Isuzu now has five trucks set to go into a year-long customer field test to see if they will stand up to the way customers use them, as opposed to building a truck based on expected or theoretical algorithms.
There are already many viable electric vehicles in medium-duty service bearing nameplates like Mitsubishi, Isuzu, Chanje, BYD, Workhorse, and others. We now have electric refuse vehicles from Mack, Volvo, and Daimler. But where are the medium-duty freight trucks from the big-four? Navistar has announced that, in partnership with Volkswagen Truck & Bus, it will have a medium-duty BEV truck and an electric school bus available “probably by the 2020 timeframe.”
Volvo has just announced two BEV platforms the will run in Europe by 2019. It’s pure speculation on our part, but could those trucks, with VNR cabs, be ready for North America by 2021?
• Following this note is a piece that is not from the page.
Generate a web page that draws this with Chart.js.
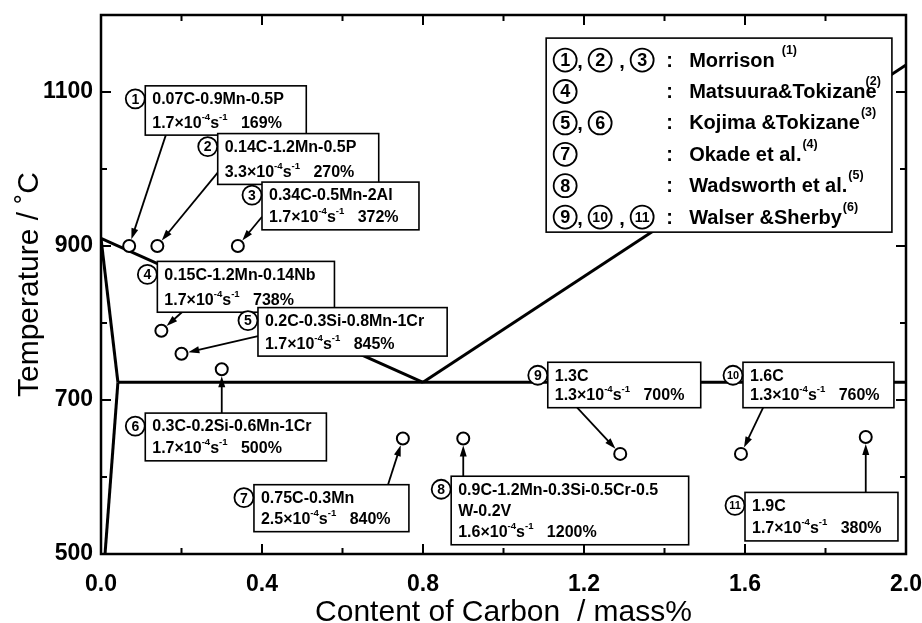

Today’s Trucking contacted several OEM for this story, including General Motors, Fuso, Paccar, and others, but they declined to offer comments.
BEVs & GHG Phase 2
Greenhouse Gas (GHG) Phase 2 rules for 2021 could be what jump starts the electric revolution. It won’t be Tesla’s Electric Semi that first hits the streets, but more likely a panel van or delivery truck from the likes of Workhorse, Chanje, Mitsubishi Fuso, Isuzu, or even Volvo or Navistar. Within the medium-duty domain, hundreds of Class 4,5 and 6 trucks and vans are already in revenue service in many parts of the U.S. (few if any are here in Canada so far), with big carriers like United Parcel Service, FedEx, Frito Lay, and others.
As regulations put the squeeze on carbon dioxide emissions for vocational and medium-duty trucks, truck makers will be looking for ways to generate emissions credits and to offset any potential credit imbalance. Through the magic of credits earned on more-efficient vehicles — like battery-electric vehicles (BEV) — manufactures could afford to apply less drastic measures to their fleet of conventionally powered vehicles. The U.S. and Canadian regulations for BEVs include credit multipliers as incentives to OEMs thinking about qualifying advanced technologies into their vehicles.
“For every battery electric vehicle an OEM puts into the medium-duty domain, there is a multiplier that can offset, I believe, up to five diesel trucks,” says Darren Gosbee, vice-president of engineering at Navistar. “It will be very advantageous to an OEM to have electric vehicles in their portfolio to help with corporate averaging.”
According to the California Air Resources Board (CARB), “… adopting multipliers in this range would make these technologies much more competitive with the conventional technologies, and could allow manufacturers to more easily generate a viable business case to develop these technologies and bring them to market at a competitive price.”
Producers of electric vehicles will also be earning greenhouse gas credits on electric vehicles they sell, but they are useless to the producers because there’s no need to offset non-conforming vehicles. They can, however, sell those credits to companies that make diesels.
“Valuation of credits in the averaging, banking and trading model has been questioned because why would a company sell a credit to a competitor,” says Rick Mihelic, North American Council for Freight Efficiency program manager and co-author of the recently published guidance report, Electric Trucks Where They Make Sense.
“In the case of a company that makes just electric vehicles, it’s a great opportunity to help offset the cost of those electric trucks by selling their useless GHG credits to manufacturers that need them.”